We're into a very old argument here about whether the media should concentrate on 'good news stories' as much as 'bad news stories', and whether the public would actually want to see lots and lots of 'good news stories'. Do we not like getting hot and bothered about stuff? The stuff that agitates us (like BBC bias!) also interests us, and we seem to gravitate towards reading it. 

Maybe more of a balance between 'good news' and 'bad news' is needed. That seems desirable to me. But push it too far and viewers might well become bored. 

Alain de Botton's next topic was Who cares? and returned us to a subject discussed on Newsnight a couple of week's ago (and discussed at Is too).
We hear about terrible catastrophes all the time - 300 gone here, a thousand starving there - and yet, in our hearts, we all know we don't much care. Is it because we're shallow and cold? No. It's just that the news doesn't help us to care because it parachutes us into places only when disaster strikes but we can't care about people in trouble when we didn't know them when things were OK. We need to know the steady state of a land before we can be motivated to care about its crises.  
I do think that's true. We do seem to care more if it's about people we know better or like better. Thus disasters in America seem to hit us emotionally much more than disasters in China, because we know America so well from TV and films and popular culture, and disasters in countries that aren't full of people who hate us (the Philippines, most recently) draw our sympathy more than those in countries that do hate us (like Pakistan). 

Finally, to end with, came the word Endless
The news ends up corrupting us with a sense of the overwhelming importance of our own era and concerns - our debt, our affairs, our parties, our rogue missiles - but a good life involves realising their are moments when the news no longer has anything important to teach us, when we have to leave it behind to focus more intently on some of our own anxieties and hopes in the brief time we're all allotted. 
Again, doesn't this rather contradict Alain's first point, about the danger of us becoming numb to the news and not feeling motivated to bring about change?

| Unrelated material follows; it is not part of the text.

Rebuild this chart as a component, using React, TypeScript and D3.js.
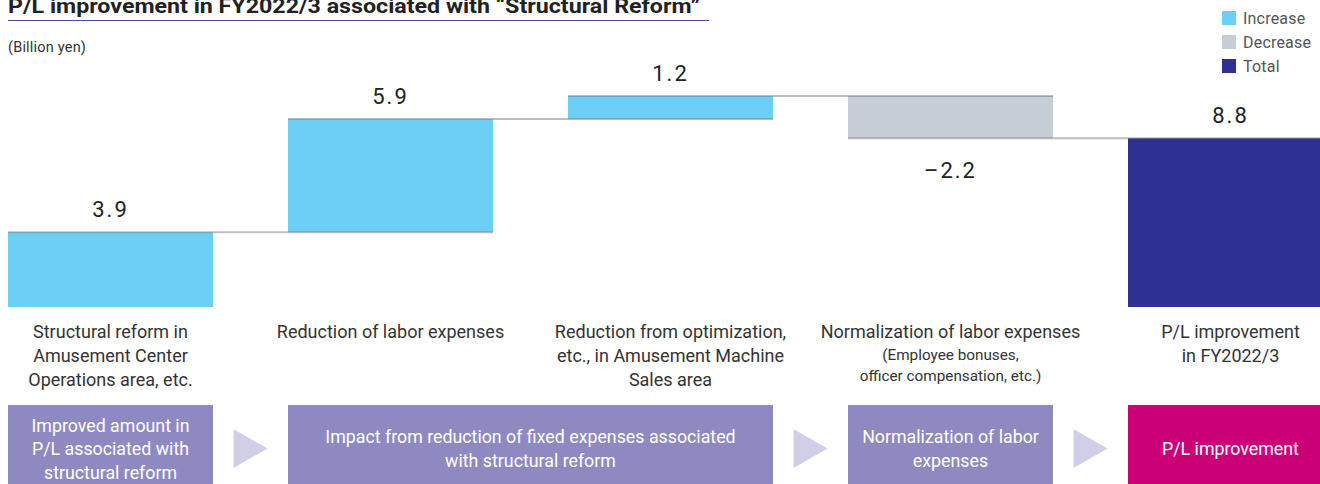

Still, though it's a rather sweeping point, it's probably one that will resonate with a lot of people (including bloggers).

It does unconsciously resonate with a lot of people already, as most people's interest in current affairs does seem very limited, often barely existent. Large swathes of British people must, therefore, already be enjoying the good life, as they have precious little interest in the news and are already content to focus more intently on their own anxieties and hopes, in between watching episodes of Eastenders and Coronation Street

Wonder if Alain has realised that, and what he thinks about it?

Well, so much for my ramblings on the subject. Time to go and focus on my anxieties over a nice cup of tea.